Ebenfalls in Übersee, allerdings etwas weiter südlich und auf der anderen Seite des nordamerikanischen Kontinents, wird Lara Gut ihr Comeback geben. Am 25. November will die Schweizerin beim Weltcup in Killington im US-Bundesstaat Vermont an den Start gehen. Die Gesamtweltcupsiegerin von 2016 und Olympiadritte in der Abfahrt 2014 in Sotschi (Russland) war im vergangenen Februar bei den Weltmeisterschaften im eigenen Land schwer gestürzt: Beim Einfahren für den Kombinationsslalom zog sie sich einen Riss des vorderen Kreuzbandes im linken Knie zu, nachdem sie nach der Abfahrt noch klar auf Medaillenkurs gelegen hatte. Wenige Tage vorher hatte sie bei den Titelkämpfen in St. Moritz zudem Bronze im Super-G gewonnen.

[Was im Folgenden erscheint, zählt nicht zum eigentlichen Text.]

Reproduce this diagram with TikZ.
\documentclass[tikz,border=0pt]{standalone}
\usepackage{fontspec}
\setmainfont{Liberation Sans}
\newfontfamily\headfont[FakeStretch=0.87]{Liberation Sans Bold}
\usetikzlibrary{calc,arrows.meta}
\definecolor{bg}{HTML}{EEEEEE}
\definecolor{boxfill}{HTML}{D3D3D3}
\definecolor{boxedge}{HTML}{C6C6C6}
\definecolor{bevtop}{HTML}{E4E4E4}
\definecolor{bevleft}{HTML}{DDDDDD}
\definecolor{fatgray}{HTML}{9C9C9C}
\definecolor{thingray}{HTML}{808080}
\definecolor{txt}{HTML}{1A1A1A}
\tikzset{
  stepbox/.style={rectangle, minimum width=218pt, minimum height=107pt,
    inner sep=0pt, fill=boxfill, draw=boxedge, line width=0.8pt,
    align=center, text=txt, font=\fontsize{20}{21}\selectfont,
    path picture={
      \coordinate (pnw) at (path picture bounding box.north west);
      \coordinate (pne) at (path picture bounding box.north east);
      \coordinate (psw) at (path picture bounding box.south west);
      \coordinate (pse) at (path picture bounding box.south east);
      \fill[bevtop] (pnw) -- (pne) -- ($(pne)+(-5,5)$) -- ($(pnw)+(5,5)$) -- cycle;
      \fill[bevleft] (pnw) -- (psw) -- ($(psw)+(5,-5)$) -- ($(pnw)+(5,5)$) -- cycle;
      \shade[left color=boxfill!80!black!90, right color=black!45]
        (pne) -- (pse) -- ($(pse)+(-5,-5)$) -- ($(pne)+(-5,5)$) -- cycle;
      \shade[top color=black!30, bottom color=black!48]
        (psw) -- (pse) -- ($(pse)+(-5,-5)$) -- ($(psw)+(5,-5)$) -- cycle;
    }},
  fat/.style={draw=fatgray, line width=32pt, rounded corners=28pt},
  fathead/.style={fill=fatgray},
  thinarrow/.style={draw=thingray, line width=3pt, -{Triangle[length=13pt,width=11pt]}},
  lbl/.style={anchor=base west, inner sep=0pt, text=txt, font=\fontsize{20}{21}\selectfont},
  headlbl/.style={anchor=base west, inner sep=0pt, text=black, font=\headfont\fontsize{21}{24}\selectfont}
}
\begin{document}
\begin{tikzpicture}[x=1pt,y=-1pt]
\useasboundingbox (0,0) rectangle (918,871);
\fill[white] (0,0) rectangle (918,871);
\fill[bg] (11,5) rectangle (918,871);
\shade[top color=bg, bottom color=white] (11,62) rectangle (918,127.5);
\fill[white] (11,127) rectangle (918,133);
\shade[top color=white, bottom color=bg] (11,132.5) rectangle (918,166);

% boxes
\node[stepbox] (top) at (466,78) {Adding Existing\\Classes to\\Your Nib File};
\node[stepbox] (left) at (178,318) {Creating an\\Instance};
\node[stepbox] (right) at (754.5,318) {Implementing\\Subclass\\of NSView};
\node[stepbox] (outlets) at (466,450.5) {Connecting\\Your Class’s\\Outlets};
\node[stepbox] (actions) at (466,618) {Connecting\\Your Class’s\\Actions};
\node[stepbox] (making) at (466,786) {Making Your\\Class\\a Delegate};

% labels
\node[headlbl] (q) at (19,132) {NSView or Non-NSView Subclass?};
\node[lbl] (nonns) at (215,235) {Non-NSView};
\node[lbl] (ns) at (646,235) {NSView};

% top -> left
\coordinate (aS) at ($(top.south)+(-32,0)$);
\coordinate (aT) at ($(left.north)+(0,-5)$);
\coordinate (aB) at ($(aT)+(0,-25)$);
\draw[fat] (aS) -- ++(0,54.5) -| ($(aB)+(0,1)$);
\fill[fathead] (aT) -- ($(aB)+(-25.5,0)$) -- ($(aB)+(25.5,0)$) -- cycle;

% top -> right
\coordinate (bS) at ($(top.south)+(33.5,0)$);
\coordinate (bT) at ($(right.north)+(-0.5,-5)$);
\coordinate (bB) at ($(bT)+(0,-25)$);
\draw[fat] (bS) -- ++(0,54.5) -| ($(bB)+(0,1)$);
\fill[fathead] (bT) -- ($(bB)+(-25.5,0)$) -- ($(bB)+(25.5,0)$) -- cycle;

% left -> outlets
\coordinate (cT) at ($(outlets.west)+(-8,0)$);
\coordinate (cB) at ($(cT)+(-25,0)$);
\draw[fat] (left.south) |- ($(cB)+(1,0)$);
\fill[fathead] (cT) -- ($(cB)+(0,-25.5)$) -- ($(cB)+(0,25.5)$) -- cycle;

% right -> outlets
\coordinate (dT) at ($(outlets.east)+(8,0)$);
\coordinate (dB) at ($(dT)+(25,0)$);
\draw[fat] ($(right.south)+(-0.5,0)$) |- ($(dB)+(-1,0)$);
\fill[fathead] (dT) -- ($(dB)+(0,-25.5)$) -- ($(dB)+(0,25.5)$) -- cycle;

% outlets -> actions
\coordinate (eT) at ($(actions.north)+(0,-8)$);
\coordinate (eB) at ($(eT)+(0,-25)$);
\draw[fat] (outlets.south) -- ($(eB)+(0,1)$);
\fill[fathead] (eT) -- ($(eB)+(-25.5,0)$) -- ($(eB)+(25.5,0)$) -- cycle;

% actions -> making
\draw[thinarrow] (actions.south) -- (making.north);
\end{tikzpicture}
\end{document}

„Mehr auf meinen Körper achten"
Seit Anfang September steht Lara Gut nun wieder auf Skiern. In dieser Saison will sie sich auch häufiger mal eine Pause gönnen und nicht mehr wie früher so viele Rennen wie möglich bestreiten. „Ich werde mir meine Pausen nehmen", sagte sie Ende September bei ihrem ersten Medienauftritt nach dem Unfall bei der WM. „Nicht wegen meines Knies, sondern dank meines Knies. Die Verletzung hat mich gelehrt, dass ich mehr auf mich und meinen Körper achten muss", so die 26-Jährige. Eines aber hat sich nicht verändert: ihre Liebe zum Skirennsport. Anders als Aksel Lund Svindal würde Gut eine Trainingseinheit wohl kaum als schrecklich bezeichnen. Gegenüber der „Neuen Zürcher Zeitung" verriet sie: „Nie bin ich so glücklich, wie wenn ich Ski fahre."